Мне представлялась вполне реальной возможность деблокирования столицы с юго—запада, на направлении Потсдам — Крампниц — Берлин. Для осуществления плана операции требовалось:
1. 12 армии Венка нанести удар в направлении Потсдама, отбить город у противника и восстановить пути сообщения и линии связи с Берлином.
2. 12 армии установить связь и соединиться с 9 армией Буссе южнее Берлина.
3. Завершить прорыв 11 танкового корпуса СС обергруппенфюрера СС Феликса Штайнера с севера в направлении на рокадное шоссе Берлин — Крампниц (на сильно пересеченной, танконедоступной и оборудованной противотанковыми заграждениями противника местности). Главной задачей Хольсте было установление связи с группой армий генерал—оберста Хайнрици и танковым корпусом СС Штайнера северо—западнее Берлина. В случае удачи нам бы удалось закрыть образовавшуюся брешь и удерживать позиции даже сравнительно небольшими силами, имея в качестве фланкирующего прикрытия танконедоступные болотистые луга долины Хафеля. Я заверил Хольсте в том, что отдам соответствующие приказы Хайнрици, и с наступлением ночи отправился в обратный путь. На рассвете мы миновали Рейнсберг, тихий и мирный городок. Только около 08.00, после многотрудных поисков, мне удалось добраться на КП под Ной—Рофеном.
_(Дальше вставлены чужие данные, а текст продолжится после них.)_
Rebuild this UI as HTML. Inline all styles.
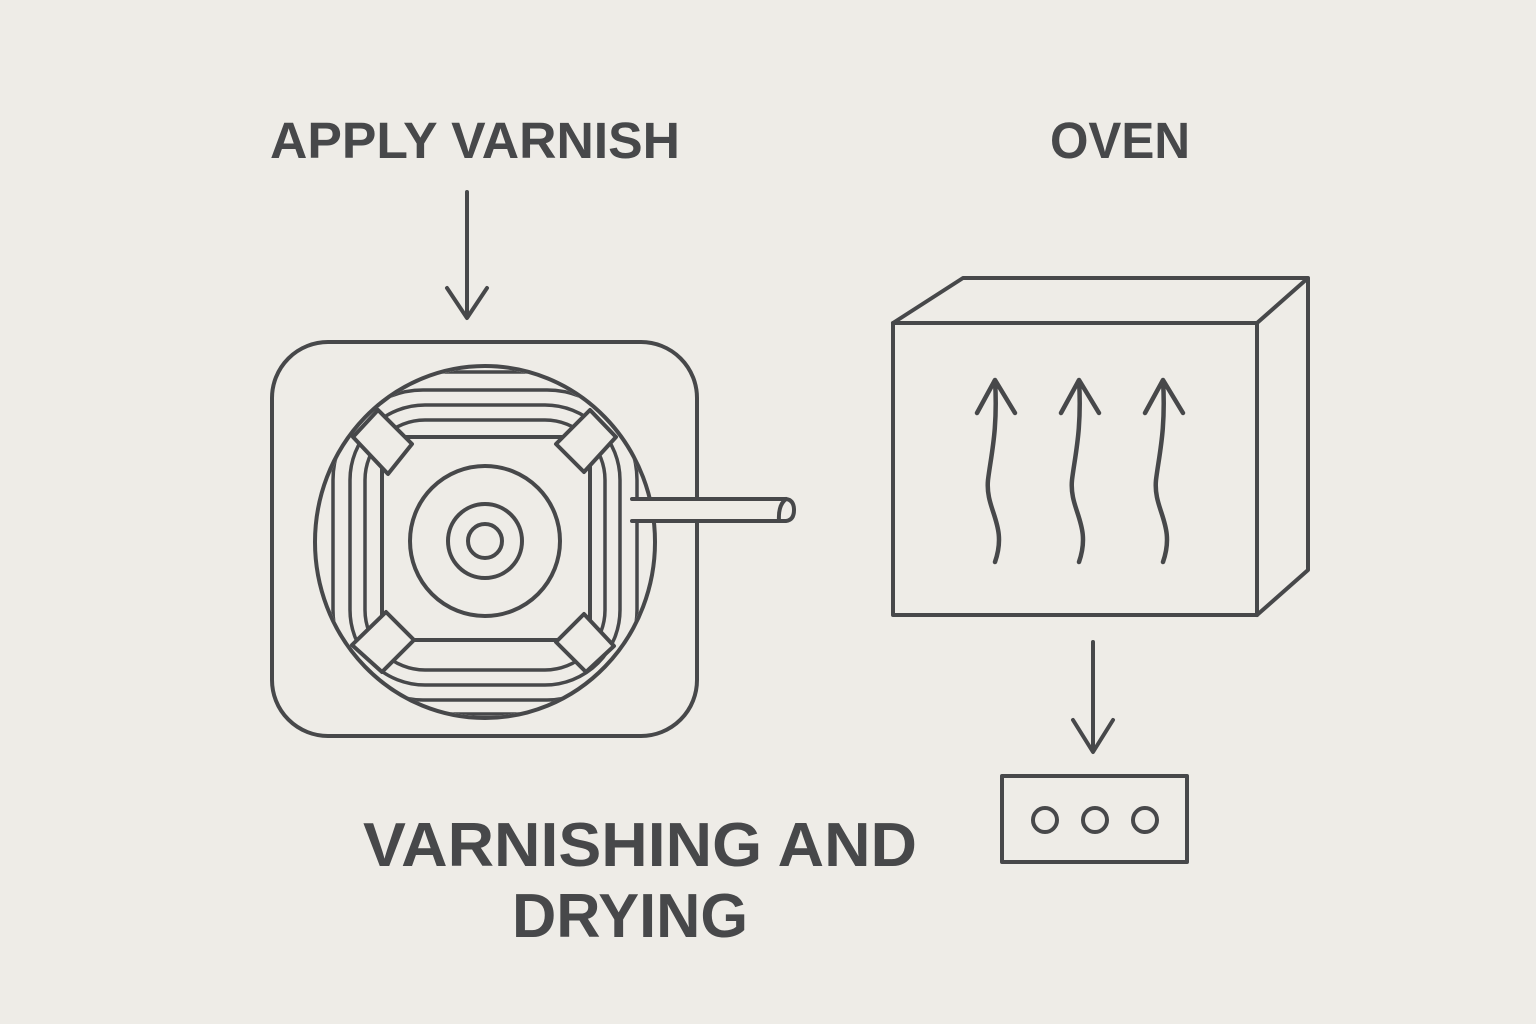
<!DOCTYPE html>
<html><head><style>
html,body{margin:0;padding:0;background:#eeece7;}
svg{display:block}
text{font-family:"Liberation Sans",sans-serif;font-weight:bold;fill:#47484a}
</style></head><body>
<svg width="1536" height="1024" viewBox="0 0 1536 1024" xmlns="http://www.w3.org/2000/svg">
<rect width="1536" height="1024" fill="#eeece7"/>
<g fill="none" stroke="#47484a" stroke-width="4" stroke-linecap="round" stroke-linejoin="round">
<text x="475" y="158" font-size="51" text-anchor="middle" stroke="none" textLength="410" lengthAdjust="spacingAndGlyphs">APPLY VARNISH</text>
<text x="1120" y="158" font-size="51" text-anchor="middle" stroke="none" textLength="140" lengthAdjust="spacingAndGlyphs">OVEN</text>
<text x="640" y="866" font-size="62" text-anchor="middle" stroke="none" textLength="554" lengthAdjust="spacingAndGlyphs">VARNISHING AND</text>
<text x="630" y="937" font-size="62" text-anchor="middle" stroke="none" textLength="236" lengthAdjust="spacingAndGlyphs">DRYING</text>
<path d="M467 192 V316 M447 288 L467 318 L487 288"/>
<rect x="272" y="342" width="425" height="394" rx="56"/>
<ellipse cx="485" cy="542" rx="170" ry="176"/>
<clipPath id="c"><ellipse cx="485" cy="542" rx="168" ry="174"/></clipPath>
<g clip-path="url(#c)" stroke-width="3.5">
<rect x="333" y="390" width="304" height="310" rx="90"/>
<rect x="350" y="405" width="270" height="280" rx="75"/>
<rect x="365" y="420" width="240" height="250" rx="60"/>
<rect x="300" y="372" width="370" height="342" rx="120"/>
</g>
<path d="M395 437 H575 L590 452 V625 L575 640 H395 L382 627 V452 Z" fill="#eeece7"/>
<g fill="#eeece7">
<path d="M353 437 L378 410 L412 444 L388 474 Z"/>
<path d="M556 444 L590 410 L616 437 L584 472 Z"/>
<path d="M352 645 L386 612 L414 640 L382 672 Z"/>
<path d="M556 642 L584 614 L614 646 L586 672 Z"/>
</g>
<circle cx="485" cy="541" r="75"/>
<circle cx="485" cy="541" r="37"/>
<circle cx="485" cy="541" r="17"/>
<path d="M632 499 H786 Q794 500 794 510 Q794 520 786 521 H632" fill="#eeece7"/>
<path d="M786 499 Q778 505 779 521"/>
<path d="M893 323 H1257 V615 H893 Z"/>
<path d="M893 323 L963 278 H1308 L1257 323 M1308 278 V570 L1257 615"/>
<g stroke-width="4.5">
<path d="M995 562 C1008 525 985 510 988 480 C991 455 998 430 995 380 M977 413 L995 380 L1015 413"/>
<path d="M1079 562 C1092 525 1069 510 1072 480 C1075 455 1082 430 1079 380 M1061 413 L1079 380 L1099 413"/>
<path d="M1163 562 C1176 525 1153 510 1156 480 C1159 455 1166 430 1163 380 M1145 413 L1163 380 L1183 413"/>
</g>
<path d="M1093 642 V750 M1073 720 L1093 752 L1113 720"/>
<rect x="1002" y="776" width="185" height="86"/>
<circle cx="1045" cy="820" r="12"/>
<circle cx="1095" cy="820" r="12"/>
<circle cx="1145" cy="820" r="12"/>
</g>
</svg>
</body></html>
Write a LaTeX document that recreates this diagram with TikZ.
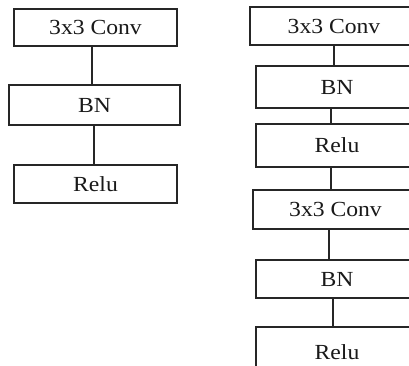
\documentclass[tikz,border=0pt]{standalone}
\usepackage{fontspec}
\setmainfont{Liberation Serif}[FakeStretch=1.1]
\begin{document}
\begin{tikzpicture}[x=1pt,y=-1pt,
  layer/.style={draw=black!85, line width=1.4pt, fill=white, inner sep=0pt,
    font=\fontsize{21.5}{25}\selectfont, text=black!90},
  link/.style={draw=black!85, line width=1.4pt}]
\useasboundingbox (0,0) rectangle (409,365);
\fill[white] (0,0) rectangle (409,365);
\clip (0,0) rectangle (409,365);

% single conv block
\node[layer, minimum width=163pt, minimum height=37pt] (c1) at (95.5,27.5) {3x3 Conv};
\node[layer, minimum width=171pt, minimum height=40pt] (b1) at (94.5,105) {BN};
\node[layer, minimum width=163pt, minimum height=38pt] (r1) at (95.5,184) {Relu};
\draw[link] ([xshift=-3.5pt]c1.south) -- ([xshift=-3.5pt]c1.south |- b1.north);
\draw[link] ([xshift=-0.5pt]b1.south) -- ([xshift=-0.5pt]b1.south |- r1.north);

% double conv block
\node[layer, minimum width=168pt, minimum height=38pt] (c2) at (334,26) {3x3 Conv};
\node[layer, minimum width=162pt, minimum height=42pt] (b2) at (337,87) {BN};
\node[layer, minimum width=162pt, minimum height=43pt] (r2) at (337,145.5) {Relu};
\node[layer, minimum width=165pt, minimum height=39pt] (c3) at (335.5,209.5) {3x3 Conv};
\node[layer, minimum width=162pt, minimum height=38pt] (b3) at (337,279) {BN};
\node[layer, minimum width=162pt, minimum height=50pt] (r3) at (337,352) {Relu};
\draw[link] (c2.south) -- (c2.south |- b2.north);
\draw[link] ([xshift=-6pt]b2.south) -- ([xshift=-6pt]b2.south |- r2.north);
\draw[link] ([xshift=-6pt]r2.south) -- ([xshift=-6pt]r2.south |- c3.north);
\draw[link] ([xshift=-6.5pt]c3.south) -- ([xshift=-6.5pt]c3.south |- b3.north);
\draw[link] ([xshift=-4pt]b3.south) -- ([xshift=-4pt]b3.south |- r3.north);
\end{tikzpicture}
\end{document}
Барачный лагерь располагался в стороне от автострад и населенных пунктов, в густом лесу, и был настолько хорошо замаскирован, что попасть сюда можно было только с проводником или хорошо знающим местность старожилом.
С большим трудом еще в первой половине дня мне удалось дозвониться до рейхсканцелярии и переговорить с одним из военных адъютантов фюрера, а потом с Кребсом. Я сказал генералу, что хотел бы поговорить лично с Гитлером, если он того пожелает.
Примерно около полудня 24 апреля меня срочно вызвали к телефону. У аппарата был Адольф Гитлер. Я доложил ему о поездке к Венку и об успешном начале наступления 12 армии в направлении на Потсдам. Я высказал намерение ближе к вечеру прибыть в рейхсканцелярию с докладом. Гитлер категорически запретил мне пользоваться наземным транспортом, но не возражал, чтобы я вылетел самолетом в Гатов, где располагался аэродром училища люфтваффе. Он передал трубку оберсту фон Белову, адъютанту от люфтваффе, с которым я обговорил условия перелета — мой самолет должен был совершить посадку не раньше наступления сумерек.
Сразу же после этого я позвонил в Рехлин и приказал пилоту подготовить мой старый добрый Ю–52 ко взлету с полевого аэродрома под Рейнсбергом.
Вскоре после телефонного разговора с фюрером состоялось первое обсуждение оперативной обстановки под моим руководством. Генерал Детлефтсен[92] доложил обстановку на Восточном фронте, Йодль — на других театрах. Сохранялась устойчивая связь с командующими фронтами — так что вся информация поступала оперативно и в полном объеме. Йодль незамедлительно передавал поступавшие донесения в рейхсканцелярию по телефону, сообщал о принятых мной решениях начальнику генштаба сухопутных войск Кребсу и, как правило, получал через него санкцию на их осуществление от Гитлера.
Во второй половине дня я выехал из Фюрстенберга на КП танкового корпуса СС Штайнера, расположенный несколько южнее города. К этому моменту в расположение корпуса прибыла только одна из двух доукомплектованных танковых дивизий, вторая все еще находилась на марше. Корпус Штайнера только что вырвался из озерного дефиле и готовился к перегруппировке сил. К сожалению, прорыв танкистов Штайнера не остался не замеченным вражеской разведкой — тем самым танковые полки СС лишились своего главного козыря — фактора внезапности, и «обреченный» на успех прорыв так и не состоялся.